↓

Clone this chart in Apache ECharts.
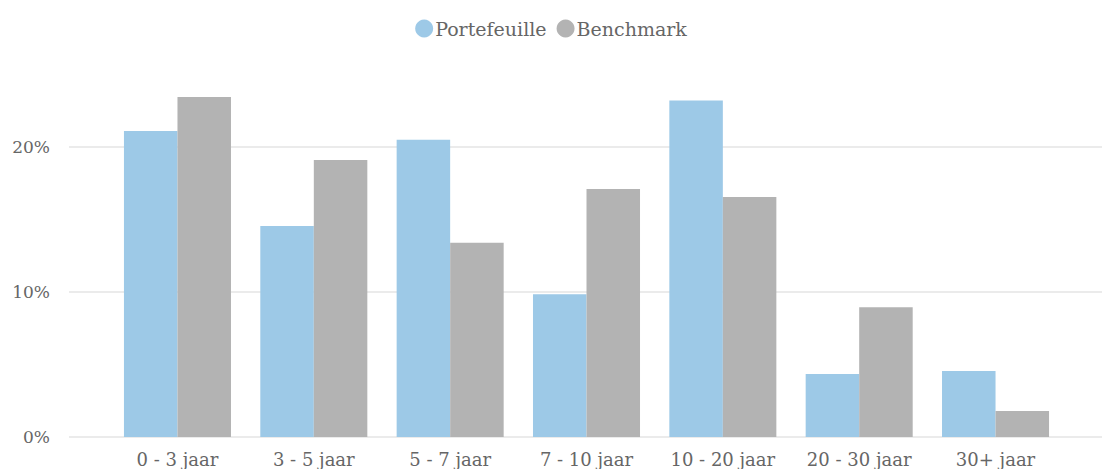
<!DOCTYPE html>
<html>
<head>
<meta charset="utf-8">
<script src="https://cdn.jsdelivr.net/npm/echarts@6/dist/echarts.min.js"></script>
<style>
  html, body { margin: 0; padding: 0; background: #fff; }
  #chart { width: 1102px; height: 469px; }
</style>
</head>
<body>
<div id="chart"></div>
<script>
var categories = ['0 - 3 jaar', '3 - 5 jaar', '5 - 7 jaar', '7 - 10 jaar', '10 - 20 jaar', '20 - 30 jaar', '30+ jaar']
var portefeuille = [21.1, 14.55, 20.5, 9.85, 23.2, 4.35, 4.55]
var benchmark = [23.45, 19.1, 13.4, 17.1, 16.55, 8.95, 1.8]

var fontFamily = '"DejaVu Serif", serif'
var textColor = '#666666'

var chart = echarts.init(document.getElementById('chart'), null, {renderer: 'svg'})

var option = {
  animation: false,
  textStyle: { fontFamily: fontFamily },
  legend: {
    top: 14,
    left: 'center',
    icon: 'circle',
    itemWidth: 18,
    itemHeight: 18,
    itemGap: 10,
    textStyle: { color: textColor, fontSize: 19, fontFamily: fontFamily, padding: [0, 0, 0, -3] },
    data: ['Portefeuille', 'Benchmark']
  },
  grid: [{
    left: 69,
    right: 0,
    top: 74.5,
    bottom: 32
  }, {
    left: 109.3,
    right: 38.3,
    top: 74.5,
    bottom: 32
  }],
  xAxis: [{
    gridIndex: 0,
    type: 'value',
    show: false
  }, {
    gridIndex: 1,
    type: 'category',
    data: categories,
    axisLine: { show: false },
    axisTick: { show: false },
    axisLabel: {
      color: textColor,
      fontSize: 18,
      fontFamily: fontFamily,
      margin: 13
    }
  }],
  yAxis: [{
    gridIndex: 0,
    type: 'value',
    min: 0,
    max: 25,
    interval: 10,
    axisLine: { show: false },
    axisTick: { show: false },
    axisLabel: {
      color: textColor,
      fontSize: 17,
      fontFamily: fontFamily,
      margin: 19,
      showMaxLabel: false,
      formatter: '{value}%'
    },
    splitLine: {
      showMaxLine: false,
      lineStyle: { color: '#ebebeb', width: 2 }
    }
  }, {
    gridIndex: 1,
    type: 'value',
    min: 0,
    max: 25,
    show: false,
    splitLine: { show: false }
  }],
  series: [{
    name: 'Portefeuille',
    type: 'bar',
    xAxisIndex: 1,
    yAxisIndex: 1,
    barGap: '0%',
    barCategoryGap: '21.5%',
    itemStyle: { color: '#9dc9e7' },
    data: portefeuille
  }, {
    name: 'Benchmark',
    type: 'bar',
    xAxisIndex: 1,
    yAxisIndex: 1,
    barGap: '0%',
    barCategoryGap: '21.5%',
    itemStyle: { color: '#b3b3b3' },
    data: benchmark
  }]
}

chart.setOption(option, true)
</script>
</body>
</html>
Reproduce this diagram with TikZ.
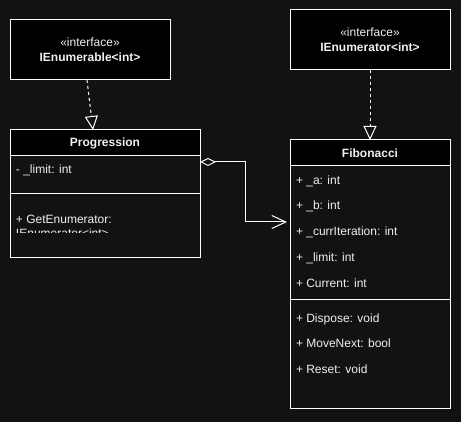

↑

### Brief
Please reproduce the listing exactly from its opening line through the line that contains "var benchmark = [23.45, 19.1, 13.4, 17.1, 16.55, 8.95, 1.8]", both included, with all pictures omitted.

### Output of the exercise
Clone this chart in Apache ECharts.
<!DOCTYPE html>
<html>
<head>
<meta charset="utf-8">
<script src="https://cdn.jsdelivr.net/npm/echarts@6/dist/echarts.min.js"></script>
<style>
  html, body { margin: 0; padding: 0; background: #fff; }
  #chart { width: 1102px; height: 469px; }
</style>
</head>
<body>
<div id="chart"></div>
<script>
var categories = ['0 - 3 jaar', '3 - 5 jaar', '5 - 7 jaar', '7 - 10 jaar', '10 - 20 jaar', '20 - 30 jaar', '30+ jaar']
var portefeuille = [21.1, 14.55, 20.5, 9.85, 23.2, 4.35, 4.55]
var benchmark = [23.45, 19.1, 13.4, 17.1, 16.55, 8.95, 1.8]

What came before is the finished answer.